SYDNEY, Jan 11, 2026, 16:56 AEDT — Market closed.
- Australian shares are shut for the weekend; attention shifts to Monday’s open.
- Lithium pricing signals out of China are still driving daily swings in the sector.
- PLS’ next scheduled catalyst is its late-January quarterly update.
PLS Group Limited (ASX:PLS) shares ended Friday at A$4.65, down 3.1%, in the last session before the weekend break. (Intelligent Investor)

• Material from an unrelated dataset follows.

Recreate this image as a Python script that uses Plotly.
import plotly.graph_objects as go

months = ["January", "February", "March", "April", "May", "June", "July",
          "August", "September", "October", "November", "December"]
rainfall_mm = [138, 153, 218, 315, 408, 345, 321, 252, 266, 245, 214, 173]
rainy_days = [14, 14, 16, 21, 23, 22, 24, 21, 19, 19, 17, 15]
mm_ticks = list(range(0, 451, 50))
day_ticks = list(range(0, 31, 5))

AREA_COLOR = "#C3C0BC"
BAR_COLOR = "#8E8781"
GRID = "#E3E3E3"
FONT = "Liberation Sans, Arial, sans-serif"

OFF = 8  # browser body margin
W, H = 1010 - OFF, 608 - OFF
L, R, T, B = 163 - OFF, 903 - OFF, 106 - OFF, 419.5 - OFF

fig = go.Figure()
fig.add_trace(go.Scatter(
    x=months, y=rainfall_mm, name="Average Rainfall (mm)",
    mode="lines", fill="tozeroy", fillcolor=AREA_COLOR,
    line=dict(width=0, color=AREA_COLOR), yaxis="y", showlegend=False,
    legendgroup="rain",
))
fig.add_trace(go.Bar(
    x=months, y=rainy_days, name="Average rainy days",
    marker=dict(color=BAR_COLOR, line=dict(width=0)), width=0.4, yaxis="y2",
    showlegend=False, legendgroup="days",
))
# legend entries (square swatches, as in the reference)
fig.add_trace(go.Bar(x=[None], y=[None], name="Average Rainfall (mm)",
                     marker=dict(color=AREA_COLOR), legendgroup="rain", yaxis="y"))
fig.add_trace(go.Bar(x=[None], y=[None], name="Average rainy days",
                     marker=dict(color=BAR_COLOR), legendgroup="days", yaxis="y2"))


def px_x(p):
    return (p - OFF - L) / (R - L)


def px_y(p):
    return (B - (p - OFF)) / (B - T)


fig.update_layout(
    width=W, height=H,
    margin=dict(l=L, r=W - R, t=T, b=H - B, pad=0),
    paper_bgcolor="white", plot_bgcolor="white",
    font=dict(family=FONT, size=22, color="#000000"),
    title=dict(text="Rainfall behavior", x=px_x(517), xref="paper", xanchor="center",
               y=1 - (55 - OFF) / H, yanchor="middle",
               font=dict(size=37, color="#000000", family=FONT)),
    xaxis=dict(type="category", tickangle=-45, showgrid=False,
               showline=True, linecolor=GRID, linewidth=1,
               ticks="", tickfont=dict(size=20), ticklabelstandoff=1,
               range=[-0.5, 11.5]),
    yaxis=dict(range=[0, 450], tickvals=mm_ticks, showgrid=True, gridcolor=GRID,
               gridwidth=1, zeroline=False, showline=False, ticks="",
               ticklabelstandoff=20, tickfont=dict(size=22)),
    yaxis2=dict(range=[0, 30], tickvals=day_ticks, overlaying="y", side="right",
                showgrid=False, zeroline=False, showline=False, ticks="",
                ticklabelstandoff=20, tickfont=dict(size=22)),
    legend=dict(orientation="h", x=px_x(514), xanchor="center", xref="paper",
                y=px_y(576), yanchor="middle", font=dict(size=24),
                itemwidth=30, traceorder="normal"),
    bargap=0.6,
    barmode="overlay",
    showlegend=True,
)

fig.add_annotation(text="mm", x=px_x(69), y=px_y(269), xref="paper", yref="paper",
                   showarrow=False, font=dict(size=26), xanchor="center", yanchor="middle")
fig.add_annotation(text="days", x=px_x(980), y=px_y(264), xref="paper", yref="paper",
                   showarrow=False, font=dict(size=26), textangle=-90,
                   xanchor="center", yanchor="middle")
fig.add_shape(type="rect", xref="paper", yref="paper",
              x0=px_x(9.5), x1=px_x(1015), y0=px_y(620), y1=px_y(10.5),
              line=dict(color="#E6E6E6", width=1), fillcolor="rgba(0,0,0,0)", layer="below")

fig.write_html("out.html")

That move comes as lithium pricing in China has been firming again, a pressure point for the whole complex. Platts assessed battery-grade lithium carbonate at 141,000 yuan a metric ton on a DDP (delivered duty paid) China basis on Jan. 9, while an S&P Global Energy CERA report forecast the global lithium chemicals market surplus would narrow in 2026 — though it still expects the market to remain in surplus. (S&P Global)
Why that matters now: the market is trying to decide whether the latest lift in spot pricing is a real reset or another short squeeze in a commodity that has punished early buyers before. For producers, small changes in realised prices and unit costs can swamp everything else.

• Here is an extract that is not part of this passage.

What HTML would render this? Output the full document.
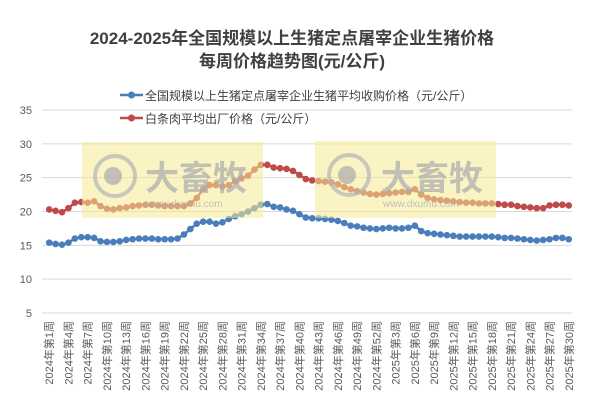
<!DOCTYPE html>
<html><head><meta charset="utf-8"><style>
body{margin:0;background:#fff;}
svg{display:block;font-family:"Liberation Sans","Noto Sans CJK SC",sans-serif;}
</style></head><body>
<svg id="chart" width="602" height="410">
<text x="292" y="44" text-anchor="middle" font-size="17" font-weight="bold" fill="#404040">2024-2025年全国规模以上生猪定点屠宰企业生猪价格</text>
<text x="292" y="67" text-anchor="middle" font-size="17" font-weight="bold" fill="#404040">每周价格趋势图(元/公斤)</text>
<g>
<line x1="120" y1="95" x2="143" y2="95" stroke="#4a7ebb" stroke-width="2.5"/><circle cx="131.5" cy="95" r="3.5" fill="#4a7ebb"/>
<text x="145" y="100" font-size="12" fill="#404040">全国规模以上生猪定点屠宰企业生猪平均收购价格（元/公斤）</text></g>
<g>
<line x1="120" y1="118" x2="143" y2="118" stroke="#be4b48" stroke-width="2.5"/><circle cx="131.5" cy="118" r="3.5" fill="#be4b48"/>
<text x="145" y="123" font-size="12" fill="#404040">白条肉平均出厂价格（元/公斤）</text></g>
<g id="grid"></g><g id="ylabels"></g><g id="xlabels"></g><g id="series"></g>
<g opacity="1">
<rect x="82" y="142" width="181" height="76" fill="rgba(245,235,150,0.55)"/>
<circle cx="115" cy="176" r="20" fill="none" stroke="rgba(180,180,180,0.7)" stroke-width="4"/><circle cx="113" cy="176" r="9" fill="rgba(170,170,170,0.7)"/>
<text x="145" y="190" font-size="34" font-weight="bold" fill="rgba(170,170,170,0.7)">大畜牧</text>
<text x="147" y="207" font-size="10" fill="rgba(170,170,170,0.7)">www.dxumu.com</text>
<rect x="315" y="141" width="181" height="77" fill="rgba(245,235,150,0.55)"/>
<circle cx="349" cy="175" r="20" fill="none" stroke="rgba(180,180,180,0.7)" stroke-width="4"/><circle cx="347" cy="175" r="9" fill="rgba(170,170,170,0.7)"/>
<text x="381" y="190" font-size="34" font-weight="bold" fill="rgba(170,170,170,0.7)">大畜牧</text>
<text x="383" y="207" font-size="10" fill="rgba(170,170,170,0.7)">www.dxumu.com</text>
</g>
</svg>
<script>
const categories=[];
for(let w=1;w<=52;w++)categories.push("2024年第"+w+"周");
for(let w=1;w<=30;w++)categories.push("2025年第"+w+"周");
const purchasePrice=[15.4,15.2,15.1,15.4,16.0,16.2,16.2,16.1,15.6,15.5,15.5,15.6,15.8,15.9,16.0,16.0,16.0,15.9,15.9,15.9,16.0,16.6,17.4,18.2,18.5,18.5,18.2,18.4,18.9,19.3,19.6,20.0,20.5,21.0,21.1,20.7,20.6,20.3,20.1,19.6,19.1,19.0,19.0,18.9,18.8,18.6,18.3,17.9,17.8,17.6,17.5,17.4,
17.5,17.6,17.5,17.5,17.6,17.9,17.1,16.8,16.7,16.6,16.5,16.4,16.3,16.3,16.3,16.3,16.3,16.3,16.2,16.1,16.1,16.0,15.9,15.8,15.7,15.8,15.9,16.1,16.1,15.9];
const carcassPrice=[20.3,20.1,19.9,20.5,21.3,21.4,21.3,21.5,20.8,20.4,20.3,20.5,20.6,20.8,20.9,21.0,21.0,20.9,20.8,20.8,20.8,20.8,21.2,22.0,23.3,23.9,23.9,23.7,23.9,24.5,24.9,25.3,26.2,26.9,26.9,26.5,26.4,26.3,26.0,25.4,24.8,24.6,24.5,24.4,24.3,24.0,23.6,23.3,23.0,22.8,22.6,22.5,
22.6,22.7,22.8,22.9,22.9,23.3,22.5,22.0,21.8,21.7,21.6,21.5,21.4,21.3,21.3,21.2,21.2,21.2,21.1,21.0,21.0,20.8,20.7,20.6,20.5,20.5,20.9,21.0,21.0,20.9];
const yTicks=[5,10,15,20,25,30,35];
const NS="http://www.w3.org/2000/svg";
const X0=46,X1=572,Y0=313,Y1=110,YMIN=5,YMAX=35;
const band=(X1-X0)/categories.length;
function xs(i){return X0+band*(i+0.5);}
function ys(v){return Y0-(v-YMIN)/(YMAX-YMIN)*(Y0-Y1);}
function mk(tag,attrs,parent){const e=document.createElementNS(NS,tag);for(const k in attrs)e.setAttribute(k,attrs[k]);parent.appendChild(e);return e;}
const grid=document.getElementById('grid'),yl=document.getElementById('ylabels'),xl=document.getElementById('xlabels'),ser=document.getElementById('series');
yTicks.forEach(t=>{
 const l=mk('line',{x1:X0-4,x2:X1,y1:ys(t),y2:ys(t),stroke:'#d9d9d9','stroke-width':1},grid);
 
 
 const tx=mk('text',{x:32,y:ys(t)+4,'text-anchor':'end','font-size':11,fill:'#595959'},yl);
 tx.textContent=t;
 
 
});
categories.forEach((c,i)=>{
 if(i%3!==0)return;
 const x=xs(i)+4;
 const tx=mk('text',{x:x,y:321,'text-anchor':'end','font-size':11,fill:'#595959',transform:'rotate(-90 '+x+' 321)'},xl);
 tx.textContent=c;
 
 
});
function draw(vals,color,name){
 const g=mk('g',{},ser);
 
 
 const p=mk('polyline',{points:vals.map((v,i)=>xs(i)+','+ys(v)).join(' '),fill:'none',stroke:color,'stroke-width':2.5},g);
 
 
 vals.forEach((v,i)=>{
  const c=mk('circle',{cx:xs(i),cy:ys(v),r:3.3,fill:color},g);
  
  
 });
}
draw(purchasePrice,'#4a7ebb','purchase-price-series');
draw(carcassPrice,'#be4b48','carcass-price-series');
</script>
</body></html>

Friday’s tape was also jittery across miners. The S&P/ASX 200 finished slightly lower, while Market Index said lithium stocks “took a breather” as benchmark lithium futures in China slipped by about 1% on the day.
PLS — formerly Pilbara Minerals — runs the Pilgangoora hard‑rock lithium operation in Western Australia and the Colina lithium project in Brazil, and has a joint venture with POSCO in South Korea that produces lithium hydroxide, a battery chemical.

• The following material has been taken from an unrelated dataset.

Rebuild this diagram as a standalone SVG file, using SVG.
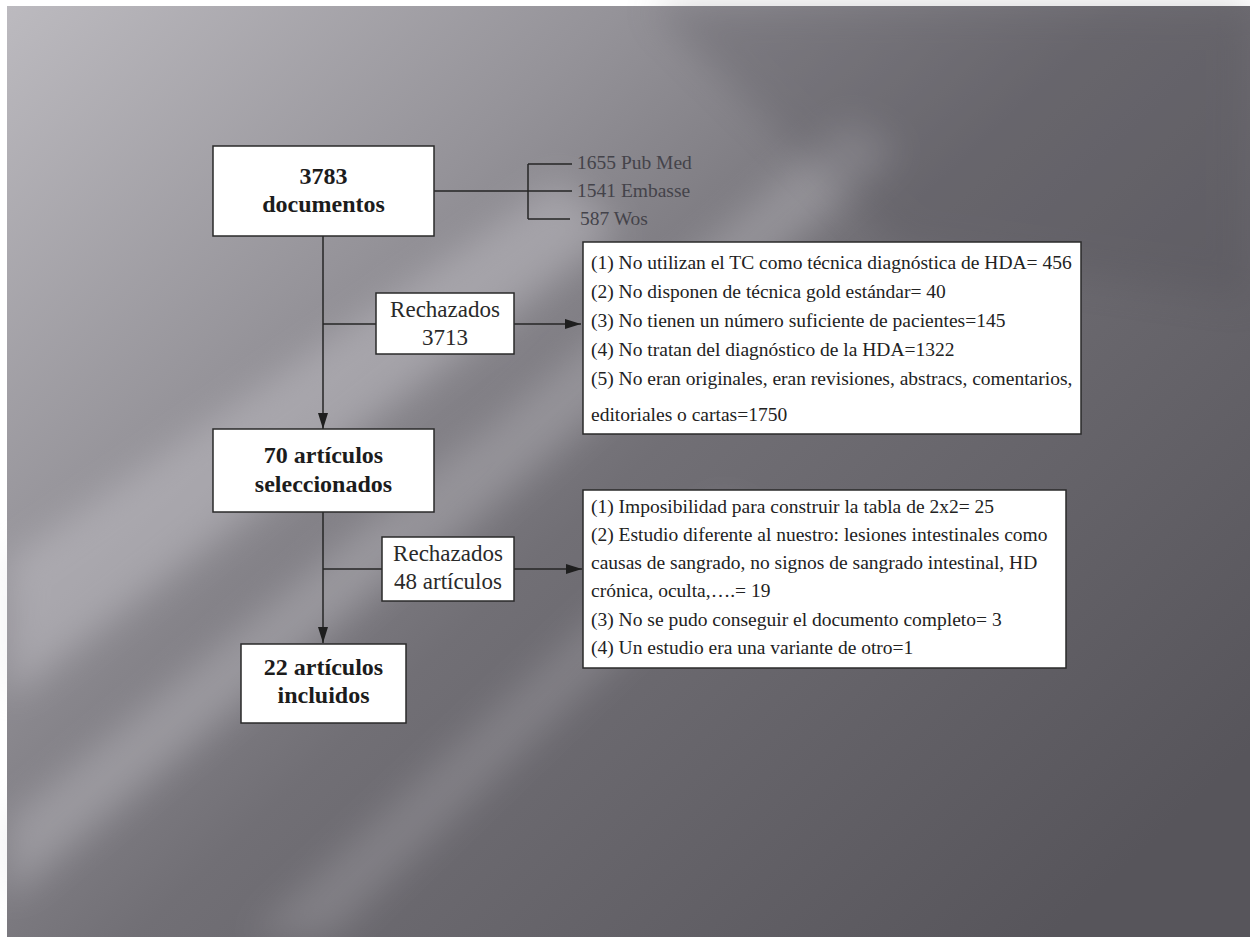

With the market closed, the immediate focus shifts to what comes next rather than what just traded. Investors will be watching for any sign that pricing is flowing through cleanly to sales, and whether operating costs stay steady as activity ramps across the sector.
Peers such as Mineral Resources and Liontown Resources tend to trade off the same lithium headlines, so any fresh pricing print or supply disruption can move the whole group in a hurry. That can cut both ways.
But lithium is still a market where supply can reappear fast once pricing improves. If new tonnes hit the market sooner than expected — or battery demand softens — the rally case gets harder to hold and the stocks can swing back to “risk-off” quickly.